§ STATED EXERCISE: What is the number of lines in these entries that contain "with"? State it alone.

§ DATA TO PROCESS:
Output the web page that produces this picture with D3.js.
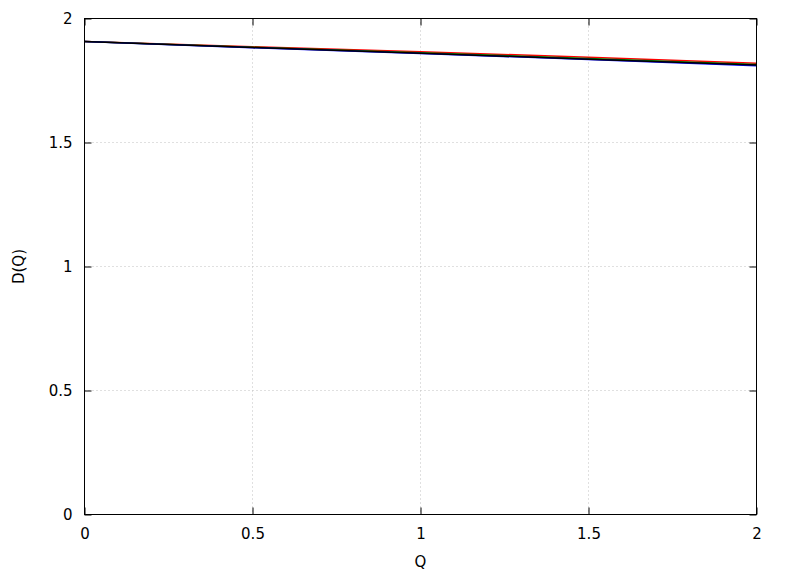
<!DOCTYPE html>
<html><head><meta charset="utf-8">
<script src="https://cdn.jsdelivr.net/npm/d3@7"></script>
<style>body{margin:0;background:#fff}</style>
</head><body><svg id="c" width="788" height="576"></svg>
<script>
const qValues = [0, 0.5, 1, 1.5, 2];
const redSeries   = [1.907, 1.886, 1.866, 1.844, 1.820];
const greenSeries = [1.907, 1.884, 1.862, 1.839, 1.815];
const blueSeries  = [1.907, 1.882, 1.859, 1.835, 1.809];
const blackSeries = [1.907, 1.883, 1.860, 1.836, 1.812];
const xTicks = [0, 0.5, 1, 1.5, 2];
const yTicks = [0, 0.5, 1, 1.5, 2];
const series = [
  {name:"red", color:"#ff0000", values:redSeries},
  {name:"green", color:"#008000", values:greenSeries},
  {name:"blue", color:"#0000ff", values:blueSeries},
  {name:"black", color:"#000000", values:blackSeries}
];
const svg = d3.select("#c");
const L=84.5, R=756.5, T=18.5, B=514.5;
const x = d3.scaleLinear().domain([0,2]).range([L,R]);
const y = d3.scaleLinear().domain([0,2]).range([B,T]);
const font = "'DejaVu Sans', sans-serif";
const fs = 15;
// grid
const g = svg.append("g");
xTicks.forEach(t=>{ if(t>0 && t<2) g.append("line").attr("x1",x(t)).attr("x2",x(t)).attr("y1",T).attr("y2",B)
  .attr("stroke","#c0c0c0").attr("stroke-width",1).attr("stroke-dasharray","1,3"); });
yTicks.forEach(t=>{ if(t>0 && t<2) g.append("line").attr("x1",L).attr("x2",R).attr("y1",y(t)).attr("y2",y(t))
  .attr("stroke","#c0c0c0").attr("stroke-width",1).attr("stroke-dasharray","1,3"); });
// axes with inner ticks
const ax = svg.append("g");
ax.append("g").attr("transform",`translate(0,${B})`).call(d3.axisBottom(x).tickValues(xTicks).tickSizeInner(-7).tickSizeOuter(0).tickPadding(14).tickFormat(d3.format("")));
ax.append("g").attr("transform",`translate(0,${T})`).call(d3.axisTop(x).tickValues(xTicks).tickSizeInner(-7).tickSizeOuter(0).tickFormat(""));
ax.append("g").attr("transform",`translate(${L},0)`).call(d3.axisLeft(y).tickValues(yTicks).tickSizeInner(-7).tickSizeOuter(0).tickPadding(12).tickFormat(d3.format("")));
ax.append("g").attr("transform",`translate(${R},0)`).call(d3.axisRight(y).tickValues(yTicks).tickSizeInner(-7).tickSizeOuter(0).tickFormat(""));
ax.selectAll(".domain").remove();
ax.selectAll("text").attr("fill","#000").attr("font-family",font).attr("font-size",fs);
ax.selectAll("line").attr("stroke","#000");
// lines
const line = d3.line().x((d,i)=>x(qValues[i])).y(d=>y(d));
series.forEach(s=>{
  svg.append("path").datum(s.values).attr("d",line).attr("fill","none").attr("stroke",s.color).attr("stroke-width",1.5);
});
// border
svg.append("rect").attr("x",L).attr("y",T).attr("width",R-L).attr("height",B-T).attr("fill","none").attr("stroke","#000").attr("stroke-width",1);
// labels
svg.append("text").attr("x",(L+R)/2).attr("y",567).attr("text-anchor","middle").attr("font-family",font).attr("font-size",fs).text("Q");
svg.append("text").attr("transform",`translate(24,${(T+B)/2}) rotate(-90)`).attr("text-anchor","middle").attr("font-family",font).attr("font-size",fs).text("D(Q)");
</script></body></html>
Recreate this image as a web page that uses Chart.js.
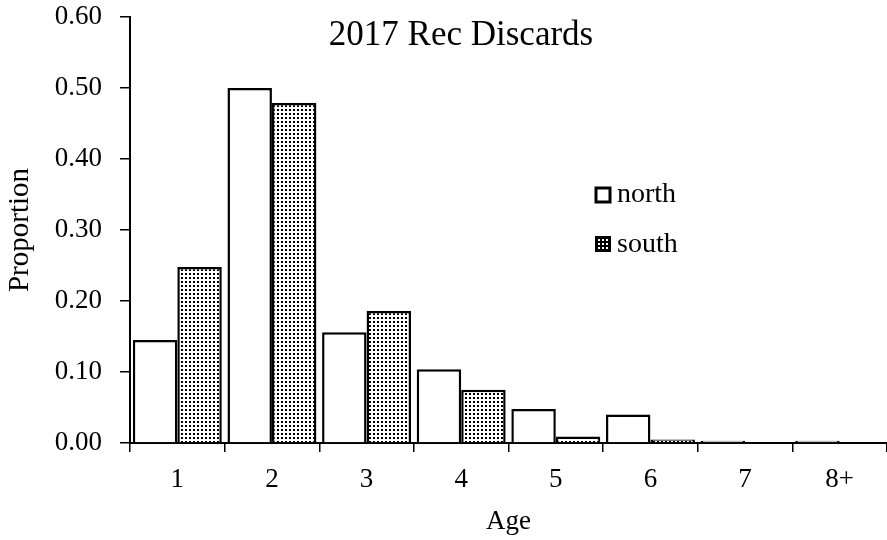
<!DOCTYPE html>
<html>
<head>
<meta charset="utf-8">
<script src="https://cdn.jsdelivr.net/npm/chart.js@4/dist/chart.umd.min.js"></script>
<style>
  html, body { margin: 0; padding: 0; background: #fff; }
  #wrap { width: 887px; height: 540px; position: relative; }
</style>
</head>
<body>
<div id="wrap"><canvas id="chart"></canvas></div>
<script>
'use strict';

// ── data ──
const ages = ['1', '2', '3', '4', '5', '6', '7', '8+'];
const north = [0.145, 0.500, 0.156, 0.104, 0.048, 0.040, 0.003, 0.003];
const south = [0.248, 0.479, 0.186, 0.075, 0.009, 0.005, 0.001, 0.001];
const yTicks = [0, 0.1, 0.2, 0.3, 0.4, 0.5, 0.6];

const FONT = 'Liberation Serif, Times New Roman, serif';

// dotted fill for the south series
function dotPattern() {
  const c = document.createElement('canvas');
  c.width = 4; c.height = 4;
  const g = c.getContext('2d');
  g.fillStyle = '#fff'; g.fillRect(0, 0, 4, 4);
  g.fillStyle = '#000'; g.fillRect(1, 1, 2, 2);
  return g.createPattern(c, 'repeat');
}
const dots = dotPattern();

// title + legend drawn inside the plot, like the original
const overlay = {
  id: 'overlay',
  afterDraw(chart) {
    const ctx = chart.ctx;
    ctx.save();
    ctx.fillStyle = '#000';
    ctx.font = '35px ' + FONT;
    ctx.textAlign = 'center';
    ctx.textBaseline = 'middle';
    ctx.fillText('2017 Rec Discards', 461, 36);

    ctx.font = '28px ' + FONT;
    ctx.textAlign = 'left';
    ctx.lineWidth = 3;
    ctx.strokeStyle = '#000';

    // north: open box
    ctx.fillStyle = '#fff';
    ctx.fillRect(596, 188, 14, 14);
    ctx.strokeRect(596, 188, 14, 14);
    // south: dark box with white dots
    ctx.fillStyle = '#000';
    ctx.fillRect(595, 236, 16, 16);
    ctx.fillStyle = '#fff';
    for (let i = 0; i < 3; i++) for (let j = 0; j < 3; j++) ctx.fillRect(598 + i * 4, 239 + j * 4, 2, 2);

    ctx.fillStyle = '#000';
    ctx.fillText('north', 617, 195);
    ctx.fillText('south', 617, 245);
    ctx.restore();
  },
};

new Chart(document.getElementById('chart'), {
  type: 'bar',
  data: {
    labels: ages,
    datasets: [
      { label: 'north', data: north, backgroundColor: '#fff', borderColor: '#000', borderWidth: 2.5, borderSkipped: 'bottom' },
      { label: 'south', data: south, backgroundColor: dots, borderColor: '#000', borderWidth: 2.5, borderSkipped: 'bottom' },
    ],
  },
  options: {
    responsive: true,
    maintainAspectRatio: false,
    animation: false,
    devicePixelRatio: 1,
    layout: { padding: { top: 17, right: 0, left: 0, bottom: 0 } },
    datasets: { bar: { categoryPercentage: 0.94, barPercentage: 1 } },
    plugins: { legend: { display: false }, tooltip: { enabled: false } },
    scales: {
      x: {
        afterFit: ax => { ax.height = 97; ax.paddingLeft = 0; ax.paddingRight = 0; },
        grid: { display: true, drawOnChartArea: false, offset: true, tickLength: 9, color: '#000', lineWidth: 1.5 },
        border: { display: true, color: '#000', width: 2 },
        ticks: { color: '#000', font: { family: FONT, size: 27 }, padding: 12 },
        title: { display: true, text: 'Age', color: '#000', font: { family: FONT, size: 27 }, padding: { top: 0, bottom: 2 } },
      },
      y: {
        min: 0, max: 0.6,
        afterFit: ax => { ax.width = 130; ax.paddingTop = 0; ax.paddingBottom = 0; },
        afterBuildTicks: ax => { ax.ticks = yTicks.map(v => ({ value: v })); },
        grid: { display: true, drawOnChartArea: false, tickLength: 10, color: '#000', lineWidth: 1.5 },
        border: { display: true, color: '#000', width: 2 },
        ticks: { color: '#000', font: { family: FONT, size: 27 }, padding: 18, callback: v => v.toFixed(2) },
        title: { display: true, text: 'Proportion', color: '#000', font: { family: FONT, size: 29 }, padding: { top: 3, bottom: 0 } },
      },
    },
  },
  plugins: [overlay],
});
</script>
</body>
</html>
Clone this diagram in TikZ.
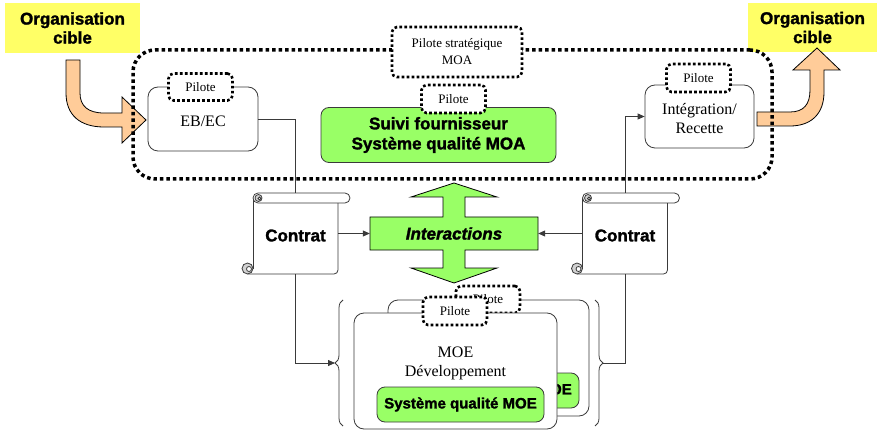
\documentclass[tikz,border=0pt]{standalone}
\usepackage{fontspec}
\setmainfont{Liberation Serif}
\newfontface\heavy[FakeBold=1.6]{Liberation Sans Bold}
\newfontface\heavyit[FakeBold=1.6]{Liberation Sans Bold Italic}
\usetikzlibrary{decorations.pathreplacing,arrows.meta}
\definecolor{yel}{HTML}{FFFF66}
\definecolor{grn}{HTML}{99FF66}
\definecolor{org}{HTML}{FFCC99}
\definecolor{ln}{HTML}{3A3A3A}
\newcommand\myscrollshape{%
  \path[fill=white] (-42.5,-35.5) rectangle (42.5,40.5);
  \draw[scrollline,rounded corners=4pt] (-48,40.5) -- (42.5,40.5) -- (42.5,-30.5);
  \draw[scrollline] (-42.5,-35.5) -- (-42.5,35);
  \draw[scrollline,fill=white,rounded corners=5pt] (-42.5,-40.5) rectangle (54.5,-30.5);
  \draw[scrollline,fill=gray!35] (-37,-35.5) circle (3.5);
  \draw[scrollline,fill=white] (-36,-35) circle (1.5);
  \draw[scrollline,fill=gray!35] (-48,35) circle (5.5);
  \draw[scrollline,fill=white] (-46.5,35.5) circle (2.5);
}
\begin{document}
\begin{tikzpicture}[x=1pt,y=-1pt,
  yellowbox/.style={fill=yel,draw=none,inner sep=0pt,align=center,font=\heavy\fontsize{17}{19}\selectfont},
  whitebox/.style={draw=ln,fill=white,rounded corners=10pt,line width=0.8pt,inner sep=0pt},
  dotbox/.style={draw=black,fill=white,rounded corners=5pt,line width=2.6pt,dash pattern=on 2.6pt off 2.4pt,
     font=\fontsize{13}{17}\selectfont,align=center,inner sep=0pt},
  greenbox/.style={draw=ln,fill=grn,rounded corners=8pt,line width=0.8pt,align=center,inner sep=0pt},
  bigtext/.style={font=\fontsize{16}{19}\selectfont,align=center,inner sep=0pt},
  conn/.style={draw=ln,line width=0.8pt},
  arr/.style={conn,-{Triangle[length=7pt,width=6pt]}},
  bigarrow/.style={fill=org,draw=black,line width=0.8pt,line join=miter},
  scrollline/.style={draw=ln,line width=0.8pt},
  invis/.style={draw=none,inner sep=0pt},
  bracest/.style={draw=ln,line width=0.8pt,decorate,decoration={brace,amplitude=8pt}},
]
\useasboundingbox (0,0) rectangle (877,430);

% target organisations
\node[yellowbox,minimum width=135pt,minimum height=50pt] (orgL) at (72.5,28) {Organisation\\cible};
\node[yellowbox,minimum width=129pt,minimum height=49pt] (orgR) at (812.5,27.5) {Organisation\\cible};

% curved arrows
\draw[bigarrow] (66,60) -- (80,60) -- (80,93) .. controls (80,106) and (88,113) .. (104,113)
  -- (122,113) -- (122,97) -- (146,120) -- (122,143) -- (122,127) -- (104,127)
  .. controls (80,127) and (66,115) .. (66,93) -- cycle;
\draw[bigarrow] (757,112) -- (790,112) .. controls (804,112) and (810,104) .. (810,90)
  -- (810,70) -- (793,70) -- (817,48) -- (840,70) -- (824,70) -- (824,92)
  .. controls (824,115) and (810,126) .. (790,126) -- (757,126) -- cycle;

% MOA perimeter
\node[draw=black,line width=3.5pt,dash pattern=on 3.5pt off 3pt,rounded corners=22pt,
  minimum width=639pt,minimum height=129pt,inner sep=0pt] (moa) at (452.5,114.5) {};
\node[dotbox,minimum width=130pt,minimum height=50pt] (pstrat) at (457,52) {Pilote stratégique\\MOA};

% EB/EC
\node[whitebox,minimum width=110pt,minimum height=64pt] (ebec) at (203,119) {};
\node[bigtext] (ebect) at (203,121) {EB/EC};
\node[dotbox,minimum width=64pt,minimum height=27pt] (pil1) at (200.5,87) {Pilote};

% Integration
\node[whitebox,minimum width=109pt,minimum height=63pt] (integ) at (699.5,116.5) {};
\node[bigtext] (integt) at (699.5,119) {Intégration/\\Recette};
\node[dotbox,minimum width=64pt,minimum height=28pt] (pil3) at (698.5,78) {Pilote};

% Suivi fournisseur
\node[greenbox,minimum width=235pt,minimum height=55pt,font=\heavy\fontsize{17}{20}\selectfont] (suivi) at (438.5,135) {Suivi fournisseur\\Système qualité MOA};
\node[dotbox,minimum width=64pt,minimum height=28pt] (pil2) at (453.5,99) {Pilote};

% contracts
\node[invis,minimum width=85pt,minimum height=81pt] (cL) at (295.5,233.5) {};
\begin{scope}[shift={(cL.center)}]\myscrollshape\end{scope}
\node[invis,font=\heavy\fontsize{17}{19}\selectfont] (cLt) at (295.5,235.5) {Contrat};
\node[invis,minimum width=85pt,minimum height=81pt] (cR) at (625,233.5) {};
\begin{scope}[shift={(cR.center)}]\myscrollshape\end{scope}
\node[invis,font=\heavy\fontsize{17}{19}\selectfont] (cRt) at (625,235.5) {Contrat};

% interactions
\draw[fill=grn,draw=black,line width=0.8pt,line join=miter]
  (454,183) -- (497,197) -- (465,197) -- (465,217) -- (538,217) -- (538,250) -- (465,250)
  -- (465,268) -- (497,268) -- (454,283) -- (411,268) -- (443,268) -- (443,250) -- (370,250)
  -- (370,217) -- (443,217) -- (443,197) -- (411,197) -- cycle;
\node[invis,minimum width=168pt,minimum height=33pt,font=\heavyit\fontsize{17}{19}\selectfont] (inter) at (454,233.5) {Interactions};

% MOE stack (back)
\node[whitebox,minimum width=201pt,minimum height=116pt] (moeB) at (488.5,358) {};
\node[greenbox,minimum width=167pt,minimum height=35pt,font=\heavy\fontsize{15}{17}\selectfont] (sqB) at (495.5,390.5) {Système qualité MOE};
\node[dotbox,minimum width=64pt,minimum height=27pt] (pilB) at (488,299.5) {Pilote};
% MOE stack (front)
\node[whitebox,minimum width=203pt,minimum height=116pt] (moeF) at (455.5,371) {};
\node[bigtext] (moeFt) at (455.5,363) {MOE\\Développement};
\node[greenbox,minimum width=167pt,minimum height=35pt,font=\heavy\fontsize{15}{17}\selectfont] (sqF) at (460.5,404.5) {Système qualité MOE};
\node[dotbox,minimum width=64pt,minimum height=28pt] (pilF) at (455,311) {Pilote};

% braces
\draw[bracest] (343,426) -- (343,300);
\draw[bracest] (595,300) -- (595,426);
\coordinate (braceL) at (335,363);
\coordinate (braceR) at (603,363);

% connectors
\draw[conn] (ebec.east) -| (cL.north);
\draw[arr] (cR.north) |- (integ.west);
\draw[arr] (cL.east) -- (inter.west);
\draw[arr] (cR.west) -- (inter.east);
\draw[arr] (cL.south) |- (braceL);
\draw[conn] (cR.south) |- (braceR);
\end{tikzpicture}
\end{document}
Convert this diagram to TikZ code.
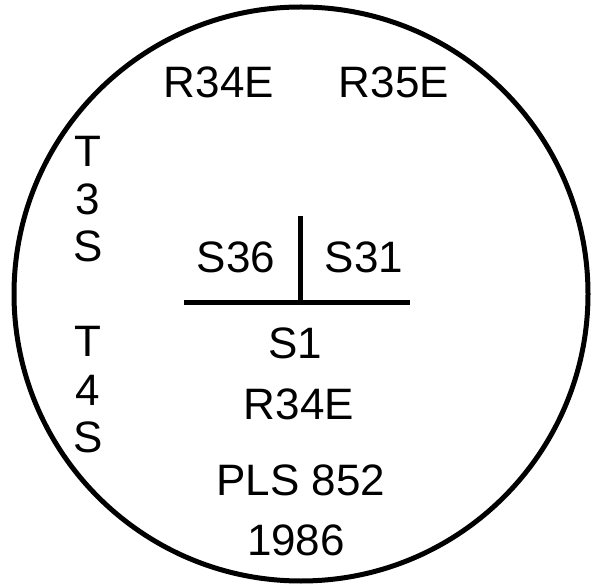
\documentclass[tikz,border=0pt]{standalone}
\usepackage{fontspec}
\setmainfont{Liberation Sans}
\begin{document}
\begin{tikzpicture}[x=1pt,y=-1pt,
  lbl/.style={anchor=base,inner sep=0pt,font=\fontsize{44}{44}\selectfont},
  rule/.style={line width=5pt},
  ring/.style={line width=5pt}]
\useasboundingbox (0,0) rectangle (592,585);
\fill[white] (0,0) rectangle (592,585);
\node[ring,draw,circle,minimum size=574pt,inner sep=0pt] (rim) at (301,294) {};
\node[lbl] (r34a) at (219,98) {R34E};
\node[lbl] (r35) at (394,98) {R35E};
\node[lbl] (t1) at (88,167) {T};
\node[lbl] (n3) at (88,215) {3};
\node[lbl] (s1l) at (88,262) {S};
\node[lbl] (t2) at (88,357) {T};
\node[lbl] (n4) at (88,406) {4};
\node[lbl] (s2l) at (88,452) {S};
\node[lbl] (s36) at (236,273) {S36};
\node[lbl] (s31) at (364,273) {S31};
\node[lbl] (s1) at (295,359) {S1};
\node[lbl] (r34b) at (299,420) {R34E};
\node[lbl] (pls) at (301,495) {PLS 852};
\node[lbl] (yr) at (296,555) {1986};
\coordinate (vt) at (300,216);
\coordinate (vb) at (300,305);
\coordinate (hl) at (184,303);
\coordinate (hr) at (410,303);
\draw[rule] (vt) -- (vb);
\draw[rule] (hl) -- (hr);
\end{tikzpicture}
\end{document}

§ EXPECTED ANSWER: 3